#### Problem requirements
Copy out every record below exactly as written, but leave out any pictures.

#### Raw records
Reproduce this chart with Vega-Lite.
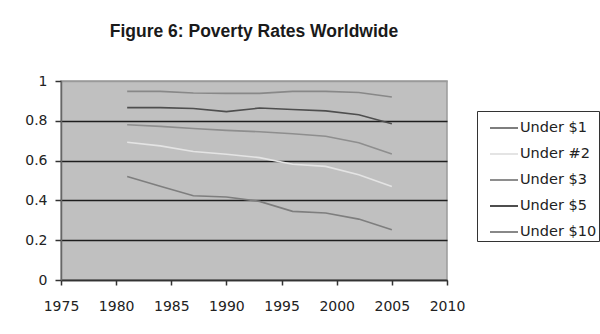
{
  "$schema": "https://vega.github.io/schema/vega-lite/v6.json",
  "autosize": "none",
  "width": 386,
  "height": 199,
  "padding": {"left": 61, "top": 81, "right": 153, "bottom": 54},
  "background": "white",
  "title": {
    "text": "Figure 6: Poverty Rates Worldwide",
    "font": "Liberation Sans",
    "fontSize": 17.5,
    "fontWeight": "bold",
    "color": "#1a1a1a",
    "anchor": "middle",
    "frame": "group",
    "offset": 34
  },
  "data": {
    "values": [
      {"year": 1981, "line": "Under $1", "rate": 0.52},
      {"year": 1984, "line": "Under $1", "rate": 0.471},
      {"year": 1987, "line": "Under $1", "rate": 0.423},
      {"year": 1990, "line": "Under $1", "rate": 0.417},
      {"year": 1993, "line": "Under $1", "rate": 0.395},
      {"year": 1996, "line": "Under $1", "rate": 0.345},
      {"year": 1999, "line": "Under $1", "rate": 0.337},
      {"year": 2002, "line": "Under $1", "rate": 0.306},
      {"year": 2005, "line": "Under $1", "rate": 0.252},
      {"year": 1981, "line": "Under #2", "rate": 0.692},
      {"year": 1984, "line": "Under #2", "rate": 0.674},
      {"year": 1987, "line": "Under #2", "rate": 0.646},
      {"year": 1990, "line": "Under #2", "rate": 0.632},
      {"year": 1993, "line": "Under #2", "rate": 0.615},
      {"year": 1996, "line": "Under #2", "rate": 0.582},
      {"year": 1999, "line": "Under #2", "rate": 0.571},
      {"year": 2002, "line": "Under #2", "rate": 0.529},
      {"year": 2005, "line": "Under #2", "rate": 0.47},
      {"year": 1981, "line": "Under $3", "rate": 0.78},
      {"year": 1984, "line": "Under $3", "rate": 0.772},
      {"year": 1987, "line": "Under $3", "rate": 0.761},
      {"year": 1990, "line": "Under $3", "rate": 0.752},
      {"year": 1993, "line": "Under $3", "rate": 0.745},
      {"year": 1996, "line": "Under $3", "rate": 0.735},
      {"year": 1999, "line": "Under $3", "rate": 0.722},
      {"year": 2002, "line": "Under $3", "rate": 0.69},
      {"year": 2005, "line": "Under $3", "rate": 0.633},
      {"year": 1981, "line": "Under $5", "rate": 0.866},
      {"year": 1984, "line": "Under $5", "rate": 0.866},
      {"year": 1987, "line": "Under $5", "rate": 0.862},
      {"year": 1990, "line": "Under $5", "rate": 0.846},
      {"year": 1993, "line": "Under $5", "rate": 0.864},
      {"year": 1996, "line": "Under $5", "rate": 0.857},
      {"year": 1999, "line": "Under $5", "rate": 0.85},
      {"year": 2002, "line": "Under $5", "rate": 0.83},
      {"year": 2005, "line": "Under $5", "rate": 0.785},
      {"year": 1981, "line": "Under $10", "rate": 0.948},
      {"year": 1984, "line": "Under $10", "rate": 0.948},
      {"year": 1987, "line": "Under $10", "rate": 0.94},
      {"year": 1990, "line": "Under $10", "rate": 0.938},
      {"year": 1993, "line": "Under $10", "rate": 0.938},
      {"year": 1996, "line": "Under $10", "rate": 0.948},
      {"year": 1999, "line": "Under $10", "rate": 0.948},
      {"year": 2002, "line": "Under $10", "rate": 0.942},
      {"year": 2005, "line": "Under $10", "rate": 0.92}
    ]
  },
  "mark": {"type": "line", "strokeWidth": 1.6, "clip": true},
  "encoding": {
    "x": {
      "field": "year",
      "type": "quantitative",
      "scale": {"domain": [1975, 2010], "nice": false, "zero": false},
      "axis": {
        "values": [1975, 1980, 1985, 1990, 1995, 2000, 2005, 2010],
        "format": "d",
        "title": null,
        "grid": false,
        "labelOverlap": false,
        "labelFlush": false,
        "domainColor": "#333",
        "domainWidth": 1.5,
        "tickColor": "#333",
        "tickWidth": 1.5,
        "tickSize": 5,
        "labelFont": "DejaVu Sans",
        "labelFontSize": 14,
        "labelColor": "#222",
        "labelPadding": 14
      }
    },
    "y": {
      "field": "rate",
      "type": "quantitative",
      "scale": {"domain": [0, 1], "nice": false},
      "axis": {
        "values": [0, 0.2, 0.4, 0.6, 0.8, 1],
        "format": ".1~f",
        "title": null,
        "grid": true,
        "gridColor": {"condition": {"test": "datum.value == 1", "value": "#9a9a9a"}, "value": "#1e1e1e"},
        "gridWidth": 1.5,
        "labelOverlap": false,
        "labelFlush": false,
        "domainColor": "#666",
        "domainWidth": 1.5,
        "tickColor": "#333",
        "tickWidth": 1.5,
        "tickSize": 6,
        "labelFont": "DejaVu Sans",
        "labelFontSize": 14,
        "labelColor": "#222",
        "labelPadding": 8
      }
    },
    "color": {
      "field": "line",
      "type": "nominal",
      "sort": ["Under $1", "Under #2", "Under $3", "Under $5", "Under $10"],
      "scale": {
        "domain": ["Under $1", "Under #2", "Under $3", "Under $5", "Under $10"],
        "range": ["#7e7e7e", "#e4e4e4", "#8e8e8e", "#4e4e4e", "#888888"]
      },
      "legend": {
        "title": null,
        "orient": "none",
        "legendX": 416,
        "legendY": 30,
        "symbolType": "stroke",
        "symbolSize": 784,
        "symbolStrokeWidth": 2,
        "symbolOffset": 10,
        "labelFont": "DejaVu Sans",
        "labelFontSize": 14.5,
        "labelColor": "#222",
        "labelOffset": 1,
        "rowPadding": 4,
        "padding": 2,
        "strokeColor": "#333",
        "fillColor": "white"
      }
    }
  },
  "config": {
    "view": {"fill": "#c0c0c0", "stroke": "#9a9a9a", "strokeWidth": 1.5}
  }
}
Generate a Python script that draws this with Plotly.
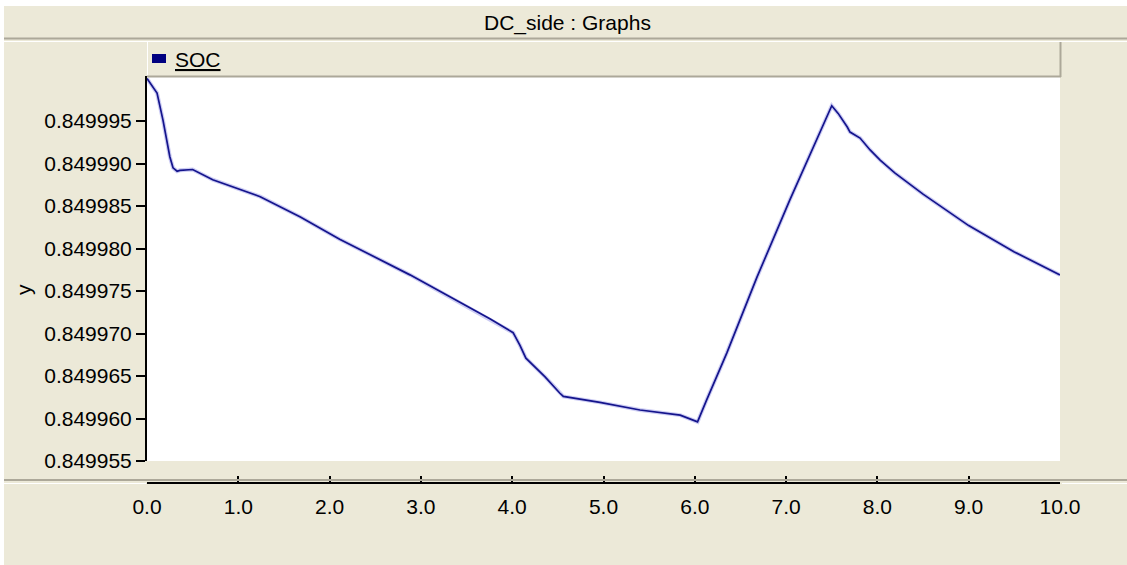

#### Response to this task
Reproduce this chart with Vega-Lite.
{
  "$schema": "https://vega.github.io/schema/vega-lite/v6.json",
  "autosize": "none",
  "width": 386,
  "height": 199,
  "padding": {"left": 61, "top": 81, "right": 153, "bottom": 54},
  "background": "white",
  "title": {
    "text": "Figure 6: Poverty Rates Worldwide",
    "font": "Liberation Sans",
    "fontSize": 17.5,
    "fontWeight": "bold",
    "color": "#1a1a1a",
    "anchor": "middle",
    "frame": "group",
    "offset": 34
  },
  "data": {
    "values": [
      {"year": 1981, "line": "Under $1", "rate": 0.52},
      {"year": 1984, "line": "Under $1", "rate": 0.471},
      {"year": 1987, "line": "Under $1", "rate": 0.423},
      {"year": 1990, "line": "Under $1", "rate": 0.417},
      {"year": 1993, "line": "Under $1", "rate": 0.395},
      {"year": 1996, "line": "Under $1", "rate": 0.345},
      {"year": 1999, "line": "Under $1", "rate": 0.337},
      {"year": 2002, "line": "Under $1", "rate": 0.306},
      {"year": 2005, "line": "Under $1", "rate": 0.252},
      {"year": 1981, "line": "Under #2", "rate": 0.692},
      {"year": 1984, "line": "Under #2", "rate": 0.674},
      {"year": 1987, "line": "Under #2", "rate": 0.646},
      {"year": 1990, "line": "Under #2", "rate": 0.632},
      {"year": 1993, "line": "Under #2", "rate": 0.615},
      {"year": 1996, "line": "Under #2", "rate": 0.582},
      {"year": 1999, "line": "Under #2", "rate": 0.571},
      {"year": 2002, "line": "Under #2", "rate": 0.529},
      {"year": 2005, "line": "Under #2", "rate": 0.47},
      {"year": 1981, "line": "Under $3", "rate": 0.78},
      {"year": 1984, "line": "Under $3", "rate": 0.772},
      {"year": 1987, "line": "Under $3", "rate": 0.761},
      {"year": 1990, "line": "Under $3", "rate": 0.752},
      {"year": 1993, "line": "Under $3", "rate": 0.745},
      {"year": 1996, "line": "Under $3", "rate": 0.735},
      {"year": 1999, "line": "Under $3", "rate": 0.722},
      {"year": 2002, "line": "Under $3", "rate": 0.69},
      {"year": 2005, "line": "Under $3", "rate": 0.633},
      {"year": 1981, "line": "Under $5", "rate": 0.866},
      {"year": 1984, "line": "Under $5", "rate": 0.866},
      {"year": 1987, "line": "Under $5", "rate": 0.862},
      {"year": 1990, "line": "Under $5", "rate": 0.846},
      {"year": 1993, "line": "Under $5", "rate": 0.864},
      {"year": 1996, "line": "Under $5", "rate": 0.857},
      {"year": 1999, "line": "Under $5", "rate": 0.85},
      {"year": 2002, "line": "Under $5", "rate": 0.83},
      {"year": 2005, "line": "Under $5", "rate": 0.785},
      {"year": 1981, "line": "Under $10", "rate": 0.948},
      {"year": 1984, "line": "Under $10", "rate": 0.948},
      {"year": 1987, "line": "Under $10", "rate": 0.94},
      {"year": 1990, "line": "Under $10", "rate": 0.938},
      {"year": 1993, "line": "Under $10", "rate": 0.938},
      {"year": 1996, "line": "Under $10", "rate": 0.948},
      {"year": 1999, "line": "Under $10", "rate": 0.948},
      {"year": 2002, "line": "Under $10", "rate": 0.942},
      {"year": 2005, "line": "Under $10", "rate": 0.92}
    ]
  },
  "mark": {"type": "line", "strokeWidth": 1.6, "clip": true},
  "encoding": {
    "x": {
      "field": "year",
      "type": "quantitative",
      "scale": {"domain": [1975, 2010], "nice": false, "zero": false},
      "axis": {
        "values": [1975, 1980, 1985, 1990, 1995, 2000, 2005, 2010],
        "format": "d",
        "title": null,
        "grid": false,
        "labelOverlap": false,
        "labelFlush": false,
        "domainColor": "#333",
        "domainWidth": 1.5,
        "tickColor": "#333",
        "tickWidth": 1.5,
        "tickSize": 5,
        "labelFont": "DejaVu Sans",
        "labelFontSize": 14,
        "labelColor": "#222",
        "labelPadding": 14
      }
    },
    "y": {
      "field": "rate",
      "type": "quantitative",
      "scale": {"domain": [0, 1], "nice": false},
      "axis": {
        "values": [0, 0.2, 0.4, 0.6, 0.8, 1],
        "format": ".1~f",
        "title": null,
        "grid": true,
        "gridColor": {"condition": {"test": "datum.value == 1", "value": "#9a9a9a"}, "value": "#1e1e1e"},
        "gridWidth": 1.5,
        "labelOverlap": false,
        "labelFlush": false,
        "domainColor": "#666",
        "domainWidth": 1.5,
        "tickColor": "#333",
        "tickWidth": 1.5,
        "tickSize": 6,
        "labelFont": "DejaVu Sans",
        "labelFontSize": 14,
        "labelColor": "#222",
        "labelPadding": 8
      }
    },
    "color": {
      "field": "line",
      "type": "nominal",
      "sort": ["Under $1", "Under #2", "Under $3", "Under $5", "Under $10"],
      "scale": {
        "domain": ["Under $1", "Under #2", "Under $3", "Under $5", "Under $10"],
        "range": ["#7e7e7e", "#e4e4e4", "#8e8e8e", "#4e4e4e", "#888888"]
      },
      "legend": {
        "title": null,
        "orient": "none",
        "legendX": 416,
        "legendY": 30,
        "symbolType": "stroke",
        "symbolSize": 784,
        "symbolStrokeWidth": 2,
        "symbolOffset": 10,
        "labelFont": "DejaVu Sans",
        "labelFontSize": 14.5,
        "labelColor": "#222",
        "labelOffset": 1,
        "rowPadding": 4,
        "padding": 2,
        "strokeColor": "#333",
        "fillColor": "white"
      }
    }
  },
  "config": {
    "view": {"fill": "#c0c0c0", "stroke": "#9a9a9a", "strokeWidth": 1.5}
  }
}
Generate a Python script that draws this with Plotly.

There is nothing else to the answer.